Nevertheless, the Tu-95MS retained the tail guns, as did its U.S. counterpart at that time, the B-52H, which had a single 20mm M61 Vulcan cannon plus a radar. The American bomber differed, however, in relocating the gunner to the main cabin, while the gunner in the Tu-95MS remains in their lonely outpost in the tail.
During the Cold War, the tail gunner was often the crew member who saw the most of the various aircraft sent to intercept the Bear flights, and there was no shortage of interaction between tail gunner and fighter pilots, including mutual photography, especially vital to identify any potential changes in aircraft equipment or configuration. Sometimes this even developed into a good-humored rapport, including crews showing each other copies of Playboy magazine, or raising bottles of vodka.

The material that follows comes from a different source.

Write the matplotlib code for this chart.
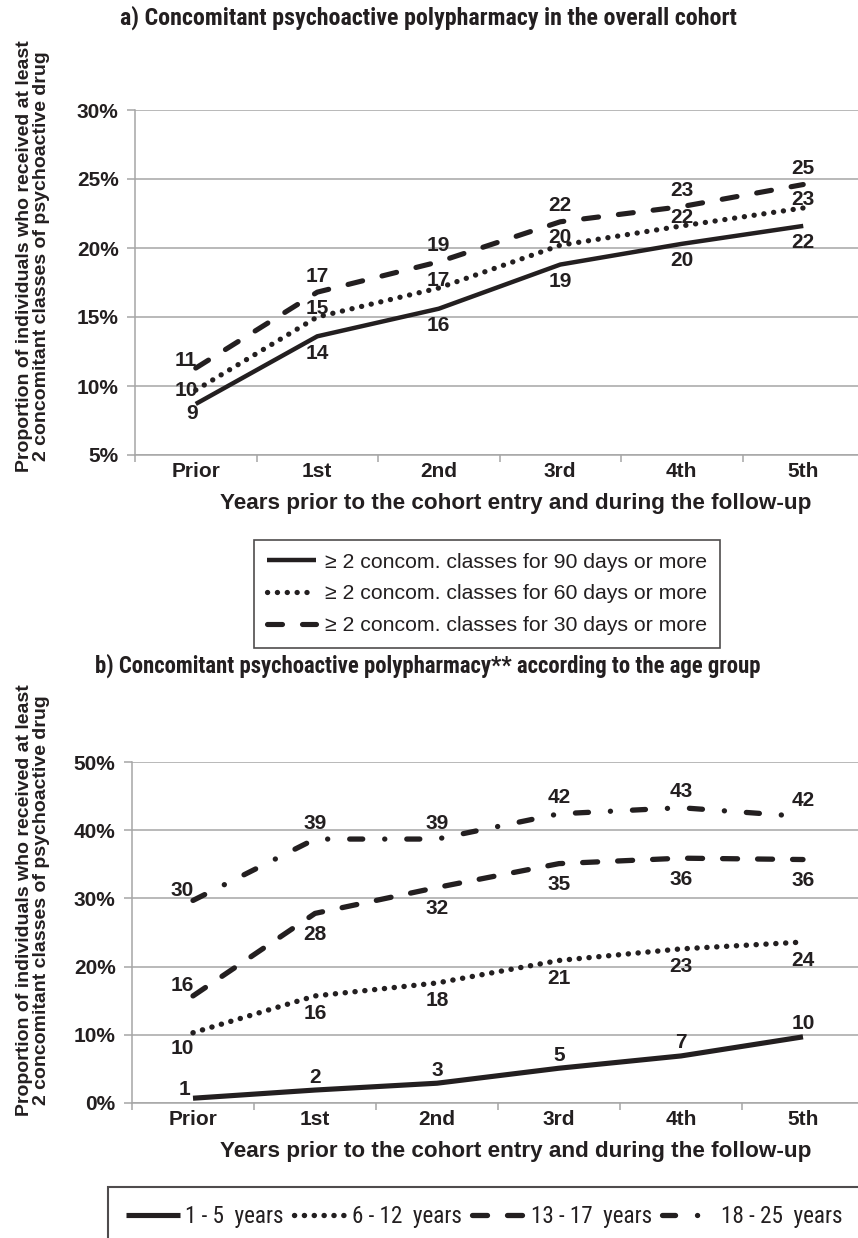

The B-52 lost its tail gun after the end of the Cold War and the demise of Strategic Air Command. Meanwhile, the Tu-95MS today relies primarily on electronic countermeasures and chaff to deceive enemy radars, as well as infrared flares to spoof heat-seeking missiles.
The Meteor-NM self-defense system on the Tu-95MS includes radar warning receivers, infrared missile launch-and-approach sensors, as well as active radar jammers. The countermeasures dispensers are located in the huge undercarriage fairings on the wings.
It’s probable, too, that the Bear’s guns are also used to fire countermeasures, in the form of radar and thermal decoy rounds. These are known to be part of the ammunition for the remotely controlled tail guns in the Tu-22M3, for example.
Ultimately, the value of tail guns firing conventional ammunition is highly questionable for any of the kinds of combat missions the Tu-95MS is likely to undertake. On the other hand, the fact that crews are still training to use all functions of the Bear-H points to the increasingly high levels of readiness that Russia now demands of its strategic bomber force.